Rows from a dataset of charts and code
— Start —
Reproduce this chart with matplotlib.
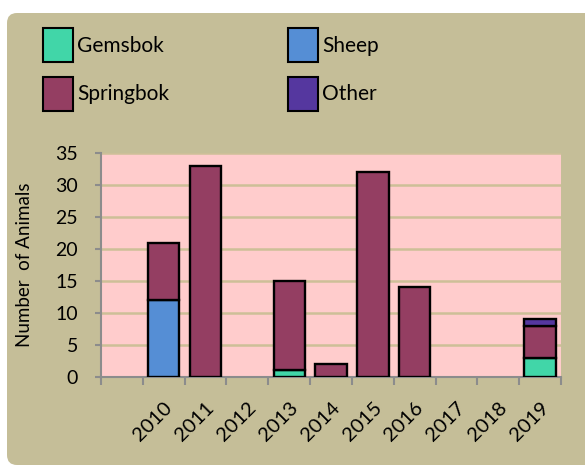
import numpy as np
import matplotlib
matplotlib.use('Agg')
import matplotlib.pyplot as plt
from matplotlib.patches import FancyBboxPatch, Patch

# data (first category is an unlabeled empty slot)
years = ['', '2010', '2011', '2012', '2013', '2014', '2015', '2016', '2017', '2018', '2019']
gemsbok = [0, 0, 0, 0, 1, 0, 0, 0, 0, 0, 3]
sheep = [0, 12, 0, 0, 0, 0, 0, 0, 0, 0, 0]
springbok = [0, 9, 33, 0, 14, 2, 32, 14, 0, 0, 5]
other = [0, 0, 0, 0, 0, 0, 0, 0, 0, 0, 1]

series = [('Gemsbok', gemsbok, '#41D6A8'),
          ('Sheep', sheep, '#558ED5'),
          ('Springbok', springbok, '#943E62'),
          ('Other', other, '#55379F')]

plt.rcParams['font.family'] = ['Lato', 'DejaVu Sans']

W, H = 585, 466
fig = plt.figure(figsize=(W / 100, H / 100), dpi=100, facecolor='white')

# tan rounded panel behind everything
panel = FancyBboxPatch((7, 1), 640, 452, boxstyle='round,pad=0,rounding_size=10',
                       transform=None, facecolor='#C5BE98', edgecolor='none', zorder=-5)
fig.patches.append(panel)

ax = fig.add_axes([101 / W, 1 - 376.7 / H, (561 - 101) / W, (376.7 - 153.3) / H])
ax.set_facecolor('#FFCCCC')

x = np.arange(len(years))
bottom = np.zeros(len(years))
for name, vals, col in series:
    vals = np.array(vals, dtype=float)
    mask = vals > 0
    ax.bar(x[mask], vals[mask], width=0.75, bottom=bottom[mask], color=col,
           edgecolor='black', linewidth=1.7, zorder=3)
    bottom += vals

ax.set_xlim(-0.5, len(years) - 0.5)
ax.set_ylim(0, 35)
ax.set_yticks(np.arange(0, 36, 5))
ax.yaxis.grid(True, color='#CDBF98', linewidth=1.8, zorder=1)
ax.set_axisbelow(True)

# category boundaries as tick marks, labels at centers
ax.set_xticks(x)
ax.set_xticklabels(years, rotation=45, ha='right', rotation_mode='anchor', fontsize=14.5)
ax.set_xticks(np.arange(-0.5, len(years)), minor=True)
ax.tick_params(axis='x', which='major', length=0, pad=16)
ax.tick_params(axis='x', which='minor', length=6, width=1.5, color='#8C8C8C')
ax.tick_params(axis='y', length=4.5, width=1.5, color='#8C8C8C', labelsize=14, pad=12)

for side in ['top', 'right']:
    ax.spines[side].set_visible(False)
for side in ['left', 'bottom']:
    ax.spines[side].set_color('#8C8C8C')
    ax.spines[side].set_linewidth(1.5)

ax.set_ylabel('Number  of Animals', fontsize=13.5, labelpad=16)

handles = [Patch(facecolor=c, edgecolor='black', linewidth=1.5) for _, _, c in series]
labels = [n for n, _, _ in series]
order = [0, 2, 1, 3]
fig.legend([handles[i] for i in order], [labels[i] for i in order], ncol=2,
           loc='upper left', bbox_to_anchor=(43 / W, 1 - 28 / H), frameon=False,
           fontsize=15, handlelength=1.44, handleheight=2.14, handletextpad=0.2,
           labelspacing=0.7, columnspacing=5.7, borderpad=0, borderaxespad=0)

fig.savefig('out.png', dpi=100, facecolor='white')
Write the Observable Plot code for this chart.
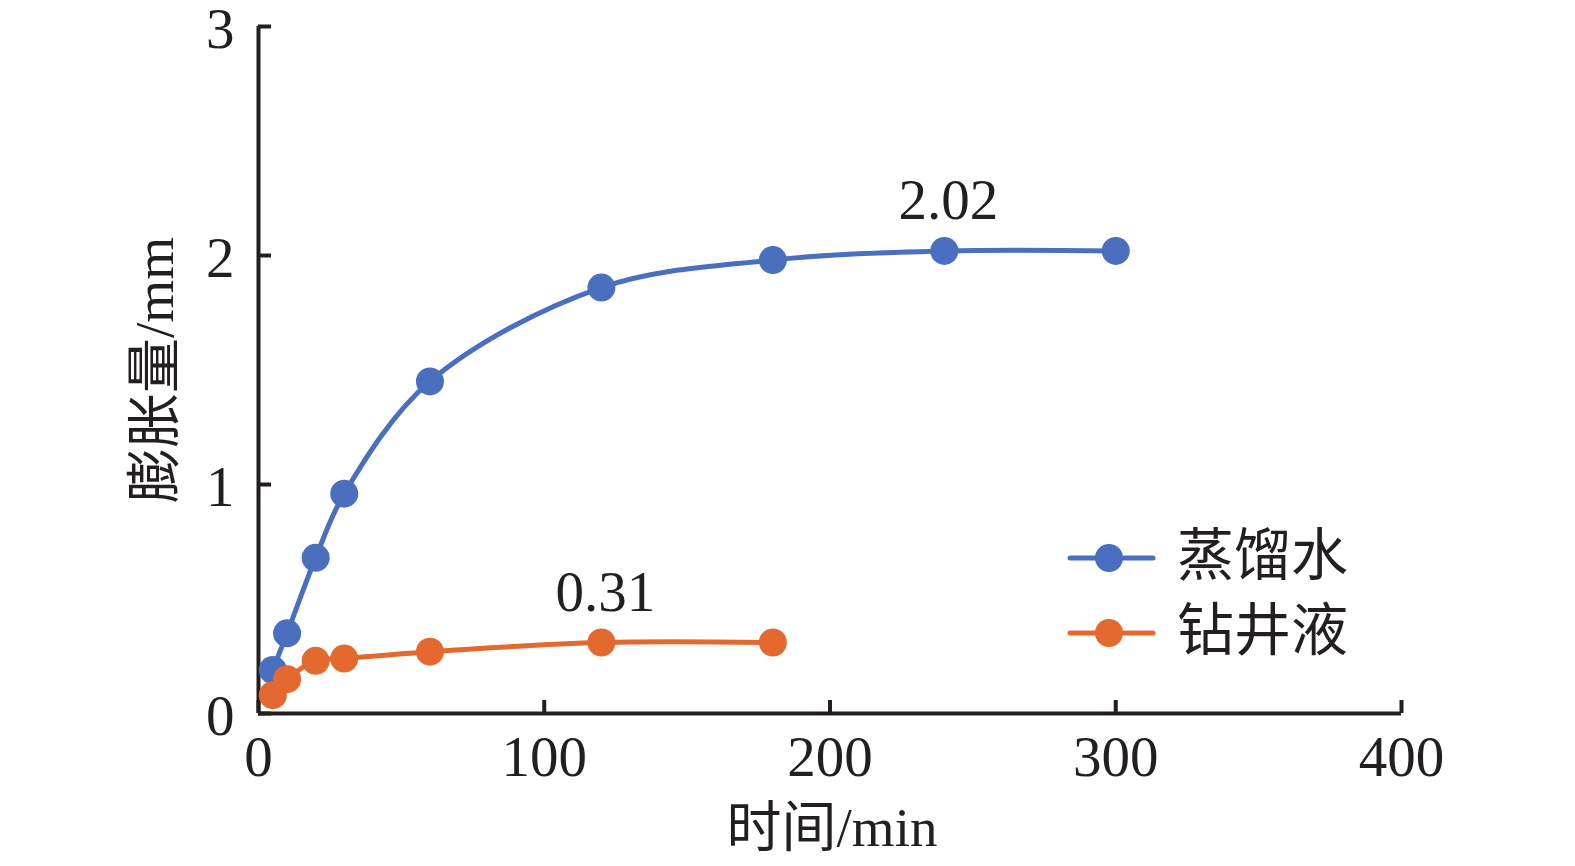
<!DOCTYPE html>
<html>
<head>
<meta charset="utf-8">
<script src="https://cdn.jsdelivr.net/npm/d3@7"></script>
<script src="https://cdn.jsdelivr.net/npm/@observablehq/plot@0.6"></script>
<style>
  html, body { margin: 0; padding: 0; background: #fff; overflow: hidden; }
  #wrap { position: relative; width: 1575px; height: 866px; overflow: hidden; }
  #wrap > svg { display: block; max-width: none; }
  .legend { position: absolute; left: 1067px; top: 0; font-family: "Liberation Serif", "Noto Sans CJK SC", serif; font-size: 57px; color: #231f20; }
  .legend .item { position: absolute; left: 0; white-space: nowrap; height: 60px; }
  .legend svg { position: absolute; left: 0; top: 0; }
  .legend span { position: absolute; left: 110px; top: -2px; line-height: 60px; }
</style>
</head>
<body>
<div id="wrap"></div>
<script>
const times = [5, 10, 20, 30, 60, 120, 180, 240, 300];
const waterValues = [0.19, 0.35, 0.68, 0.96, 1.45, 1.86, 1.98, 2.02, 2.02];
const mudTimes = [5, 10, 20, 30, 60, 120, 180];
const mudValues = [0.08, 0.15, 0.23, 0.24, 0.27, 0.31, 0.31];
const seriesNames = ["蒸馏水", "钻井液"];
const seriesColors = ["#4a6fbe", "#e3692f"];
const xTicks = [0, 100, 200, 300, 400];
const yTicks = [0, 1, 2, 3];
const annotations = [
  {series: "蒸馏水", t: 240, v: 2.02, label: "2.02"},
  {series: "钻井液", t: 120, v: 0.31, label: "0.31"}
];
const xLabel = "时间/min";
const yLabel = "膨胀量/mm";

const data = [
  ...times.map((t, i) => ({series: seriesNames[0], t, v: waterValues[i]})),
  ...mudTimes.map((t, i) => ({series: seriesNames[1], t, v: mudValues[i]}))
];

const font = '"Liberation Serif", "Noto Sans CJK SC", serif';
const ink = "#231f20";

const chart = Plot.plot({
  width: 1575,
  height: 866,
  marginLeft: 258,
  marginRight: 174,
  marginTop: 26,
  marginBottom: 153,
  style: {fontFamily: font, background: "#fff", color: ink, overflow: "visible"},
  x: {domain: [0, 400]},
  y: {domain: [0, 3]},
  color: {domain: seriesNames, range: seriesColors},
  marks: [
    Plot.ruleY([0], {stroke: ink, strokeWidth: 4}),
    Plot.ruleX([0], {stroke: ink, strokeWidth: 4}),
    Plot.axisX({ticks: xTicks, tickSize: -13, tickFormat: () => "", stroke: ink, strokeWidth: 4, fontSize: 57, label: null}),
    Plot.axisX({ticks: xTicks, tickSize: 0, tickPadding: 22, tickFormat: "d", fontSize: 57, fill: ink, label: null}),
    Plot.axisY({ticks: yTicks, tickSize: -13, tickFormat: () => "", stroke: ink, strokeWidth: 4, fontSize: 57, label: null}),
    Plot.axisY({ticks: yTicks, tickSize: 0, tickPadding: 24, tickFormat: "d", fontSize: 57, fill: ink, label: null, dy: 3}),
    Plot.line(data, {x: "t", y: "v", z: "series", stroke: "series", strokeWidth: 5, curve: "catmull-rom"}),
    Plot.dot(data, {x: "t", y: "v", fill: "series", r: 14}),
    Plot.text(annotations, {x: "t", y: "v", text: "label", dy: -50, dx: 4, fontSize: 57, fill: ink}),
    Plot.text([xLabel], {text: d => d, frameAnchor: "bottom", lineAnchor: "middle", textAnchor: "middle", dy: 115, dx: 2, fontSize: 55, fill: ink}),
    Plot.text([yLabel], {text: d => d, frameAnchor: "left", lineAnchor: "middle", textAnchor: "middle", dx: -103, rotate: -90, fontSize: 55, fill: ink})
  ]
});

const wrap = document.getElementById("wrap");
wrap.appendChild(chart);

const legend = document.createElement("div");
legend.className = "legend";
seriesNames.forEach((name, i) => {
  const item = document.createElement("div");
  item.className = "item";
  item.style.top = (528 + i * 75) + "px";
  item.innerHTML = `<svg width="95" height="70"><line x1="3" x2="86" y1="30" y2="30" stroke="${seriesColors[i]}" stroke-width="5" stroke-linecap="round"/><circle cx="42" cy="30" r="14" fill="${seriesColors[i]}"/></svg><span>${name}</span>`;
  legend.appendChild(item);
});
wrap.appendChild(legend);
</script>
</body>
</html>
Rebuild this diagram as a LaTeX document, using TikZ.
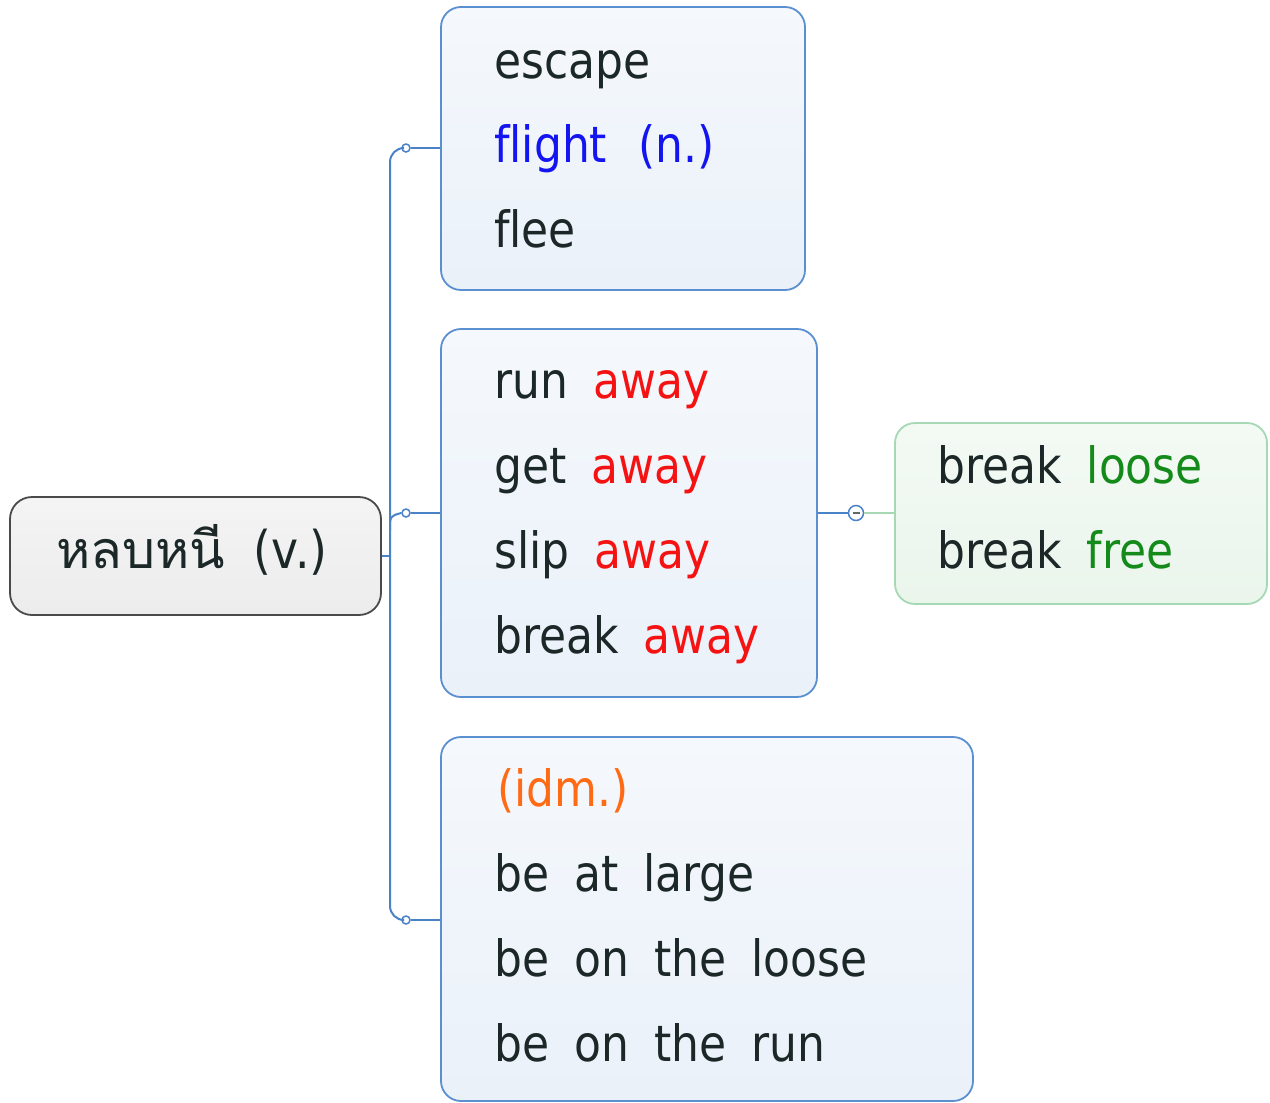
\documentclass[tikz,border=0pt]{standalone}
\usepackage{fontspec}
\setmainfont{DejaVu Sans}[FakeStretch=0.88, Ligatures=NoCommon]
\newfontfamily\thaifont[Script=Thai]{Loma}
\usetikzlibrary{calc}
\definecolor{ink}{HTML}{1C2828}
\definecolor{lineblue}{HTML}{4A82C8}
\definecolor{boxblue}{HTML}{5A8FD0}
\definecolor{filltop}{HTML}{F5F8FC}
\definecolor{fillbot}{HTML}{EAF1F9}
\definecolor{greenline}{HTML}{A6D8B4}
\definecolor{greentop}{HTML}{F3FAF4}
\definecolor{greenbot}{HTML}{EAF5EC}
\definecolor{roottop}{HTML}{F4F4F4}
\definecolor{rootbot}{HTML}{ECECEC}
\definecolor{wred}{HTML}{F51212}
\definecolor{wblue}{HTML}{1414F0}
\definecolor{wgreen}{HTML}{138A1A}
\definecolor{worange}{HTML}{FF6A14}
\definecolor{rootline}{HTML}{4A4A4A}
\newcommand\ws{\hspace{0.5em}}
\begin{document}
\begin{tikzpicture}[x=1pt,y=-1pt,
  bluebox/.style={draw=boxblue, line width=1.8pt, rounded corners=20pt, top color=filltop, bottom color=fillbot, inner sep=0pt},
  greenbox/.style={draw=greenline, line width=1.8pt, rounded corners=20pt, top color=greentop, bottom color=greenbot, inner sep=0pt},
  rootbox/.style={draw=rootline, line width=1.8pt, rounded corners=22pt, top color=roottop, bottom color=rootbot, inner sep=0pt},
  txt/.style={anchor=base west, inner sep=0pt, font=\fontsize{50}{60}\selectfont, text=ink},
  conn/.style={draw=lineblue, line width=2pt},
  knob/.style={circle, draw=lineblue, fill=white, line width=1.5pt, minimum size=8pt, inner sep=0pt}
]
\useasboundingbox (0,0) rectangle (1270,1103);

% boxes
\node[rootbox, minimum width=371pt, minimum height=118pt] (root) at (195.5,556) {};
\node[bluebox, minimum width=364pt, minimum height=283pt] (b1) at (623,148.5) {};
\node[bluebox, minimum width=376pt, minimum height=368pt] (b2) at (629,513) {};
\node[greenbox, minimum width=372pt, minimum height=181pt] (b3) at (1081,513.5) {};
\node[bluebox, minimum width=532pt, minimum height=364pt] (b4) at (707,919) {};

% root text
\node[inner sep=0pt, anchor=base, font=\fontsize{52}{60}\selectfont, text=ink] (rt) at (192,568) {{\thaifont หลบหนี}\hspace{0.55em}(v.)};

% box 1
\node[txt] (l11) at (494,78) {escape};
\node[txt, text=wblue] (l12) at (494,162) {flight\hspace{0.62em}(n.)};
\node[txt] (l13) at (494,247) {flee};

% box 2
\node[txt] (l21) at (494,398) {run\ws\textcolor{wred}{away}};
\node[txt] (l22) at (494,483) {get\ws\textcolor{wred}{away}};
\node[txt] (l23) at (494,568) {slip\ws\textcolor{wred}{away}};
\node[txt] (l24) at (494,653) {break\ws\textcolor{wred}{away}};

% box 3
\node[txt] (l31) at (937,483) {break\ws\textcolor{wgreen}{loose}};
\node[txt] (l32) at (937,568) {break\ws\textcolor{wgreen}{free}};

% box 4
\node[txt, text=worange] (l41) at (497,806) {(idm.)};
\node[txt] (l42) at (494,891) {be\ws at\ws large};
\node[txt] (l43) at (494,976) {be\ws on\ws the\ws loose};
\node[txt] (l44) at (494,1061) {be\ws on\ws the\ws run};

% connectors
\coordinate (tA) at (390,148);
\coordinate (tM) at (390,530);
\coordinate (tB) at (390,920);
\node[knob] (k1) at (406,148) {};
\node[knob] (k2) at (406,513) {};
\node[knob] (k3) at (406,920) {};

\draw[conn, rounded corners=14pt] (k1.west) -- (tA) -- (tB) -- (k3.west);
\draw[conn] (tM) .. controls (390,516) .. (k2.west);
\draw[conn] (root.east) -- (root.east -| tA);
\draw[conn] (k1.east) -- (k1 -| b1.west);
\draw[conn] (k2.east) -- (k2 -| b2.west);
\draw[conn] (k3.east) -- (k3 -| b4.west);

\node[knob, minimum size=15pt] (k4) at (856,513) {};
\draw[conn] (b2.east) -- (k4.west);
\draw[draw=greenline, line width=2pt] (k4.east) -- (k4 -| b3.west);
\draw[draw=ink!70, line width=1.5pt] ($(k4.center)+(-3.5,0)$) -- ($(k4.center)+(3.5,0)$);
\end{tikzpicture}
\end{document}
— End —
From the records above, quote word for word only the lines beginning at the line that has "Rebuild this diagram" and stopping after the line that has "(0,0) rectangle (1270,1103);". Omit the pictures.

Rebuild this diagram as a LaTeX document, using TikZ.
\documentclass[tikz,border=0pt]{standalone}
\usepackage{fontspec}
\setmainfont{DejaVu Sans}[FakeStretch=0.88, Ligatures=NoCommon]
\newfontfamily\thaifont[Script=Thai]{Loma}
\usetikzlibrary{calc}
\definecolor{ink}{HTML}{1C2828}
\definecolor{lineblue}{HTML}{4A82C8}
\definecolor{boxblue}{HTML}{5A8FD0}
\definecolor{filltop}{HTML}{F5F8FC}
\definecolor{fillbot}{HTML}{EAF1F9}
\definecolor{greenline}{HTML}{A6D8B4}
\definecolor{greentop}{HTML}{F3FAF4}
\definecolor{greenbot}{HTML}{EAF5EC}
\definecolor{roottop}{HTML}{F4F4F4}
\definecolor{rootbot}{HTML}{ECECEC}
\definecolor{wred}{HTML}{F51212}
\definecolor{wblue}{HTML}{1414F0}
\definecolor{wgreen}{HTML}{138A1A}
\definecolor{worange}{HTML}{FF6A14}
\definecolor{rootline}{HTML}{4A4A4A}
\newcommand\ws{\hspace{0.5em}}
\begin{document}
\begin{tikzpicture}[x=1pt,y=-1pt,
  bluebox/.style={draw=boxblue, line width=1.8pt, rounded corners=20pt, top color=filltop, bottom color=fillbot, inner sep=0pt},
  greenbox/.style={draw=greenline, line width=1.8pt, rounded corners=20pt, top color=greentop, bottom color=greenbot, inner sep=0pt},
  rootbox/.style={draw=rootline, line width=1.8pt, rounded corners=22pt, top color=roottop, bottom color=rootbot, inner sep=0pt},
  txt/.style={anchor=base west, inner sep=0pt, font=\fontsize{50}{60}\selectfont, text=ink},
  conn/.style={draw=lineblue, line width=2pt},
  knob/.style={circle, draw=lineblue, fill=white, line width=1.5pt, minimum size=8pt, inner sep=0pt}
]
\useasboundingbox (0,0) rectangle (1270,1103);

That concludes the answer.